Anyone who imagines the only American way to eat pumpkin is as the mushy excuse of a Thanksgiving pie, bland but for its inordinate quantities of ground cinnamon and sugar (I say this with the freedom of someone who’s borne reams of invective from American friends against the British mince pie), doesn’t know Ina Garten, the Barefoot Contessa. She’s an American TV chef not familiar on the UK side of the Atlantic, much to our loss, who does excellent things with pumpkin and squash - and pretty much everything else. This recipe is a variation of hers for butternut squash. But you can happily use pumpkin or other squash, so long as you pick a variety that remains firm in shape when cooked.
Serves 4
2 tablespoons olive oil
1 tablespoon pure maple syrup
salt and freshly ground black pepper
700g/1½ lbs squash (butternut is reliably form-keeping), peeled and diced into 3-4cm cubes
175ml/9 tablespoons UK apple juice or US apple cider
2 tablespoons cider vinegar
2 tablespoons shallots, finely minced
2 teaspoons Dijon mustard
120ml/1¼ tablespoons olive oil
115g/4 oz arugula/roquette or 4 large handfuls
60g/2 oz walnut halves, toasted
6 slices Parma Ham ripped into wide strips (optional)

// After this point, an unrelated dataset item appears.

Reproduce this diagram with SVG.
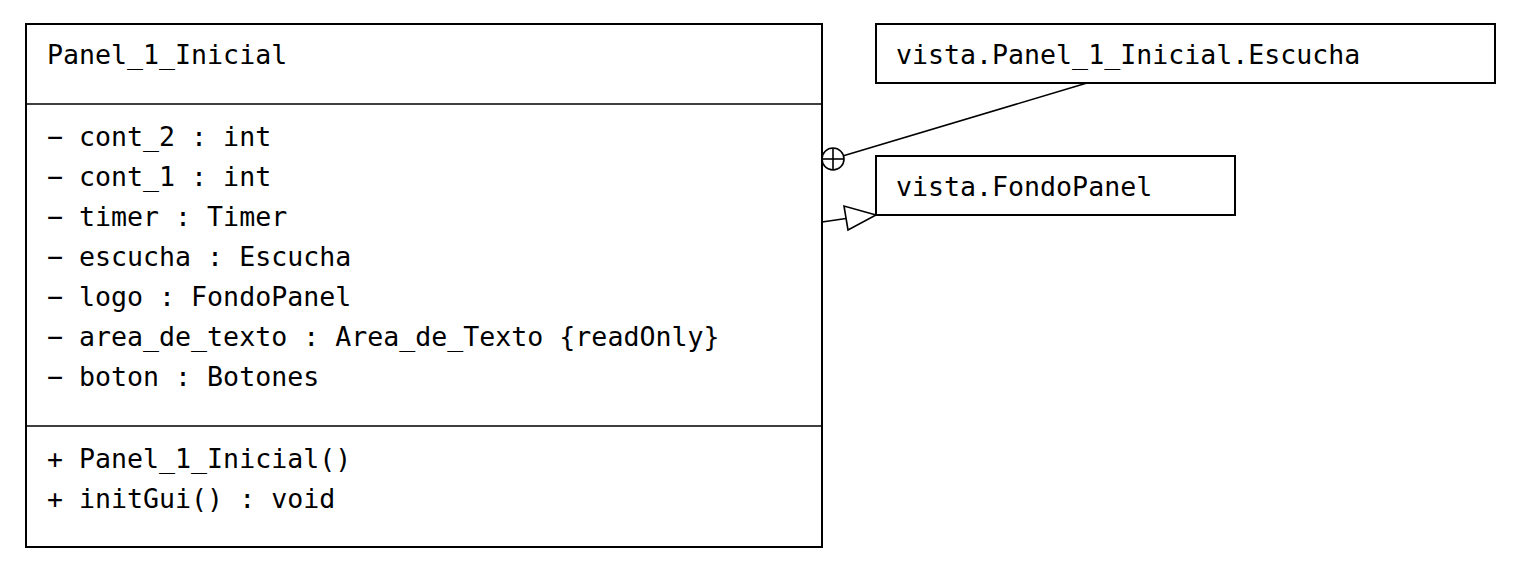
<svg xmlns="http://www.w3.org/2000/svg" width="1530" height="576" viewBox="0 0 1530 576">
<style>
.box{fill:#fff;stroke:#000;stroke-width:2}
.ln{fill:none;stroke:#000;stroke-width:1.6}
text{font-family:"DejaVu Sans Mono","Liberation Mono",monospace;font-size:26.6px;fill:#000}
</style>
<rect width="1530" height="576" fill="#fff"/>
<g id="Panel_1_Inicial">
<rect class="box" x="26" y="24" width="796" height="523"/>
<line class="ln" x1="26" y1="104" x2="822" y2="104" stroke-width="2"/>
<line class="ln" x1="26" y1="426" x2="822" y2="426" stroke-width="2"/>
<text x="47" y="64">Panel_1_Inicial</text>
<text x="47" y="146">− cont_2 : int</text>
<text x="47" y="186">− cont_1 : int</text>
<text x="47" y="226">− timer : Timer</text>
<text x="47" y="266">− escucha : Escucha</text>
<text x="47" y="306">− logo : FondoPanel</text>
<text x="47" y="346">− area_de_texto : Area_de_Texto {readOnly}</text>
<text x="47" y="386">− boton : Botones</text>
<text x="47" y="468">+ Panel_1_Inicial()</text>
<text x="47" y="508">+ initGui() : void</text>
</g>
<g id="Escucha">
<rect class="box" x="876" y="24" width="619" height="59"/>
<text x="896" y="64">vista.Panel_1_Inicial.Escucha</text>
</g>
<g id="FondoPanel">
<rect class="box" x="876" y="156" width="359" height="59"/>
<text x="896" y="196">vista.FondoPanel</text>
</g>
<g id="connectors">
<line class="ln" x1="1087" y1="83" x2="843.5" y2="155.8"/>
<circle class="ln" cx="833" cy="159" r="11"/>
<line class="ln" x1="822" y1="159" x2="844" y2="159"/>
<line class="ln" x1="833" y1="148" x2="833" y2="170"/>
<line class="ln" x1="822" y1="222" x2="846" y2="218.5"/>
<polygon class="ln" points="844,206 848,230 876,215"/>
</g>
</svg>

175g/6 ½ oz goats cheese (optional)
Preheat oven 200C/395F.
In a bowl, mix together 2 tablespoons olive oil and maple syrup. Season. Add the squash and toss thoroughly to coat. Place in a roasting pan and roast for 15-20 minutes or until tender, turning once.
Combine apple juice/cider, vinegar and shallots in a small non-reactive pan. Bring to a boil over medium-high heat. Cook for 6 to 8 minutes until liquid is reduced to 4-5 tablespoons. Off heat, whisk in mustard and olive oil. Season to taste.
Place arugula/roquette in a large salad bowl. Add walnuts and roasted squash. Spoon over the salad only enough vinaigrette to moisten and toss lightly. Tuck in ham here and there and roughly crumble over cheese if using either. Serve while still warm.